PyTorch is an open-source machine learning library developed by Facebook's AI Research lab. It is widely used for applications such as natural language processing and computer vision. PyTorch provides a flexible platform for deep learning research and production, offering dynamic computation graphs and GPU acceleration.
When working with PyTorch, you might encounter the error: RuntimeError: CUDA error: unspecified launch failure
. This error typically occurs during the execution of CUDA operations on the GPU, indicating a problem with the kernel launch.
The error message is usually displayed in the console or log files when running a PyTorch script that utilizes CUDA for GPU acceleration. The script may terminate unexpectedly, and the error message does not provide specific details about the cause.
The unspecified launch failure
error is a general CUDA error that indicates a problem with launching a kernel on the GPU. This can be caused by several factors, such as out-of-bounds memory access, illegal memory access, or other issues related to the CUDA environment.

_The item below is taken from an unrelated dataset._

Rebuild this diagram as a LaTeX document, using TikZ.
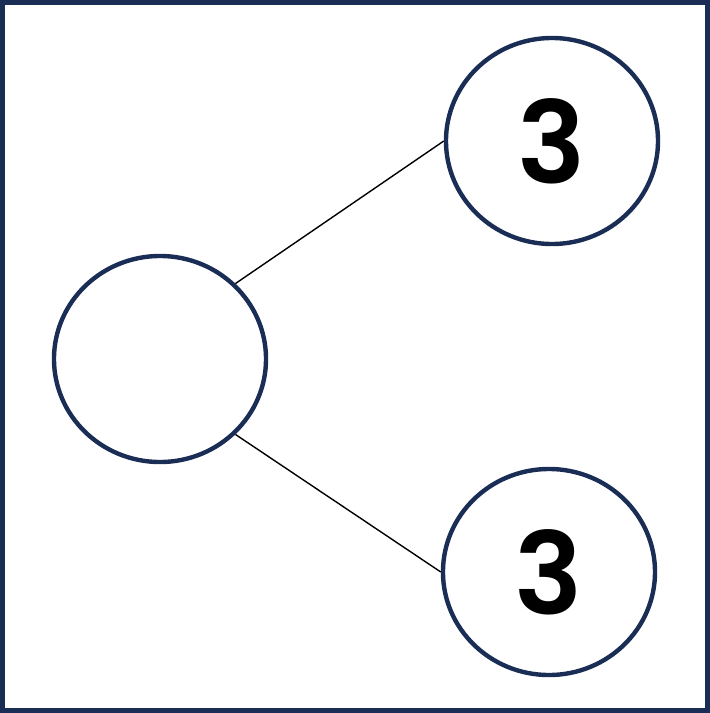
\documentclass[tikz,border=0pt]{standalone}
\usepackage{fontspec}
\setmainfont{Poppins}[BoldFont={Poppins SemiBold}]
\usepackage{xcolor}
\usetikzlibrary{shapes.geometric}
\definecolor{navy}{HTML}{1A2E55}
\definecolor{ink}{HTML}{000000}
\newcommand{\numf}{\fontsize{81}{81}\selectfont\bfseries}

\begin{document}
\begin{tikzpicture}[
  x=0.025cm, y=-0.025cm,
  bub/.style={ellipse, draw=navy, line width=0.11cm, fill=white, minimum width=5.3cm,
              minimum height=5.15cm, inner sep=0pt, text=ink, font=\numf},
  ln/.style={line width=0.035cm, draw=ink},
]
% frame and page size
\useasboundingbox (0,0) rectangle (710,713);
\node[draw=navy, line width=0.125cm, minimum width=17.625cm, minimum height=17.7cm,
      inner sep=0pt] (frame) at (355,356.5) {};
% bond: empty whole, two parts
\node[bub] (whole) at (160,359) {};
\node[bub] (top) at (552,141) {3};
\node[bub] (bot) at (549,572) {3};
\draw[ln] (whole.45) -- (top.west);
\draw[ln] (whole.-45) -- (bot.west);
\end{tikzpicture}
\end{document}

To resolve the RuntimeError: CUDA error: unspecified launch failure
, follow these steps:
Ensure that all memory accesses in your CUDA kernels are within bounds. Verify that the indices used in your operations do not exceed the allocated memory size. You can use NVIDIA Nsight Compute to analyze and debug your CUDA kernels.
Ensure that you are using the latest version of CUDA and GPU drivers. You can download the latest drivers from the NVIDIA Driver Downloads page. Updating your drivers can resolve compatibility issues and improve performance.
Try running your script with smaller input sizes to see if the error persists. This can help identify if the issue is related to memory limitations or specific data inputs.
Whenever possible, use PyTorch's built-in functions and operations, as they are optimized for performance and memory usage. This can help avoid common pitfalls associated with custom CUDA kernels.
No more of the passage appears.